Lorenna Rodrigues
Estadão
A Disney tem uma música chiclete* no filme “Mogli, o menino Lobo” que podemos usar um trecho para descrever as ações do presidente Luiz Inácio Lula da Silva na economia, especialmente quando se trata de cortar gastos: “eu uso o necessário, somente o necessário”.
Nas últimas semanas, com muito esforço, o ministro da Fazenda, Fernando Haddad, parece ter conseguido convencer o chefe a parar de falar em gastar mais. Pelo contrário. Lula até convocou cadeia de rádio e TV no último domingo para fazer um balanço de um ano e meio de governo – uma efeméride meio esquisita, mas tudo bem – quando aproveitou para reforçar que “não abrirá mão da responsabilidade fiscal”, repetindo pela enésima vez que aprendeu com a mãe a não gastar mais do que ganha.
NÃO ESTÁ FÁCIL – Mas não está tão fácil fazê-lo concordar em cortar gastos. Primeiro, Haddad e cia. anunciaram uma contenção que foi o suficiente apenas para garantir a banda de baixo da meta fiscal deste ano, ou seja, um déficit de R$ 28,8 bilhões. Que especialistas já acreditam que não será suficiente nem para isso.
Fechar a distribuição do congelamento por ministério foi mais difícil ainda. Tanto que, inusualmente, foi o presidente da República que deu a palavra final de como cada pasta seria atingida, o que só foi divulgado às 23h da terça-feira, dia 30, a uma hora do fim do prazo legal para a publicação do decreto de programação orçamentária.

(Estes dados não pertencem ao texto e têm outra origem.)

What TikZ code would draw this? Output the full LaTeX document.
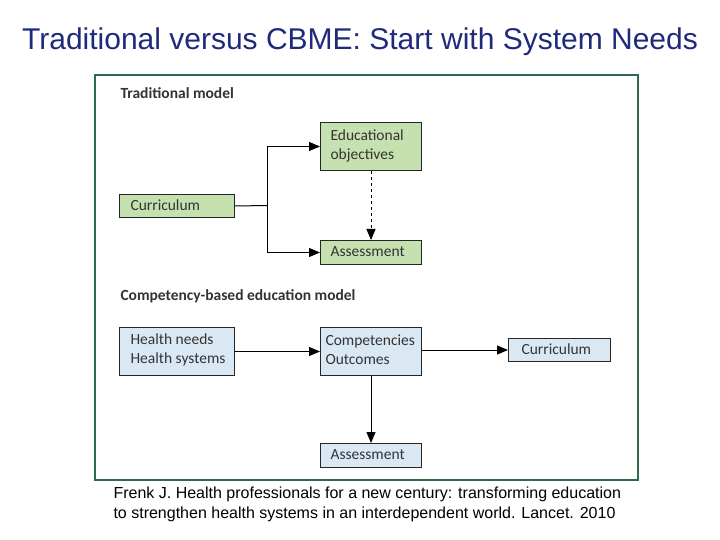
\documentclass[tikz,border=0pt]{standalone}
\usepackage{fontspec}
\setmainfont{Liberation Sans}
\newfontfamily\boxfont{Carlito}
\usetikzlibrary{arrows.meta}
\definecolor{frame}{HTML}{2E6B4A}
\definecolor{gfill}{HTML}{C6E1B0}
\definecolor{bfill}{HTML}{DAE8F4}
\definecolor{tblue}{HTML}{1F2A7A}
\tikzset{bt/.style={anchor=west,align=left,font=\boxfont\fontsize{15.5}{19}\selectfont,text=black!80}}
\begin{document}
\begin{tikzpicture}[x=1pt,y=-1pt,
  box/.style={draw=black!85,line width=1pt,anchor=north west,inner sep=0pt},
  gb/.style={box,fill=gfill}, bb/.style={box,fill=bfill},
  arr/.style={line width=1pt,-{Triangle[length=11pt,width=9pt]}},
  hd/.style={anchor=west,font=\boxfont\bfseries\fontsize{15.5}{17}\selectfont,text=black!80}]
\useasboundingbox (0,0) rectangle (720,540);
\node[text=tblue] (title) at (360,42) {\fontsize{30}{34}\selectfont Traditional versus CBME: Start with System Needs};
\draw[frame,line width=1.2pt] (95,75) rectangle (638,480);
\node[hd] (h1) at (117,93) {Traditional model};
\node[hd] (h2) at (117,296) {Competency-based education model};
\node[gb,minimum width=101pt,minimum height=48pt] (edu) at (320,122) {};
\node[bt] at (327,146) {Educational\\objectives};
\node[gb,minimum width=115pt,minimum height=23pt] (cur1) at (119,194) {};
\node[bt] at (127,205.5) {Curriculum};
\node[gb,minimum width=101pt,minimum height=24pt] (as1) at (320,240) {};
\node[bt] at (327,252) {Assessment};
\node[bb,minimum width=115pt,minimum height=48pt] (hn) at (119,327) {};
\node[bt] at (127,350) {Health needs\\Health systems};
\node[bb,minimum width=101pt,minimum height=48pt] (comp) at (320,327) {};
\node[bt] at (322,350) {Competencies\\Outcomes};
\node[bb,minimum width=102pt,minimum height=23pt] (cur2) at (508,338) {};
\node[bt] at (518,349.5) {Curriculum};
\node[bb,minimum width=101pt,minimum height=24pt] (as2) at (320,443) {};
\node[bt] at (327,455) {Assessment};
\coordinate (br) at (267,205.5);
\draw[line width=1pt] (cur1.east) -- (br);
\draw[arr] (br) |- (edu.west);
\draw[arr] (br) |- (as1.west);
\draw[arr,dashed] (edu.south) -- (as1.north);
\draw[arr] (hn.east) -- (comp.west);
\draw[arr] (comp.east |- cur2.west) -- (cur2.west);
\draw[arr] (comp.south) -- (as2.north);
\node[anchor=north west,align=left,font=\fontsize{16}{20}\selectfont] (cite) at (110,483) {Frenk J. Health professionals for a new century: transforming education\\to strengthen health systems in an interdependent world. Lancet. 2010};
\end{tikzpicture}
\end{document}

Foi uma guerra, um estica e puxa, pastas com obras querendo preservar seus orçamentos, o ministro da Casa Civil, Rui Costa, tentando segurar os recursos do Programa de Aceleração do Crescimento (PAC), os ministros políticos preocupados com o corte das emendas, já prevendo reclamações de parlamentares.
MAIS FRACOS – Sobrou pros ministérios “mais fracos”: como mostrou o Broadcast, as Pastas das Mulheres, Pesca, Turismo e Igualdade Racial foram as mais atingidas pelo congelamento proporcionalmente ao orçamento original.
Agora, se Lula entendeu que não dá para ficar brigando com o mercado, fazer o presidente parar de falar mal do Banco Central parece ser uma tarefa extraordinária. E, para voltar na musiquinha do urso Balu, de Mogli, “o extraordinário é demais”, nesta quarta-feira, 31, minutos antes do Comitê de Política Monetária (Copom) divulgar sua decisão sobre a taxa de juros, o petista voltou a cobrar a redução da Selic.
Para surpresa de ninguém, o Copom manteve a taxa, mas o comunicado veio cheio de recados de que vem alta por aí. O texto foi extradidático na parte que trata do fiscal, acrescentando algumas linhas para explicar que o que Lula e Haddad fazem lá, tem impacto direto no que o BC pode fazer acolá.
MERCADO DESCONFIADO – “A percepção dos agentes econômicos sobre o cenário fiscal, junto com outros fatores, tem impactado os preços de ativos e as expectativas dos agentes”, foi a novidade do comunicado. Traduzindo: “Lula, o pessoal do mercado está desconfiado que esses cortes aí são pra boi dormir e, com isso, estão cobrando juros cada vez mais altos e esperando inflação mais alta, acima da meta”.
No comunicado, “o Comitê reafirma que uma política fiscal crível e comprometida com a sustentabilidade da dívida contribui para a ancoragem das expectativas de inflação e para a redução dos prêmios de risco dos ativos financeiros, consequentemente impactando a política monetária”. Traduzindo: “Faz o seu, presidente, que eu faço o meu”.
Lula até acha que está fazendo o necessário. Mas pode não ser o suficiente.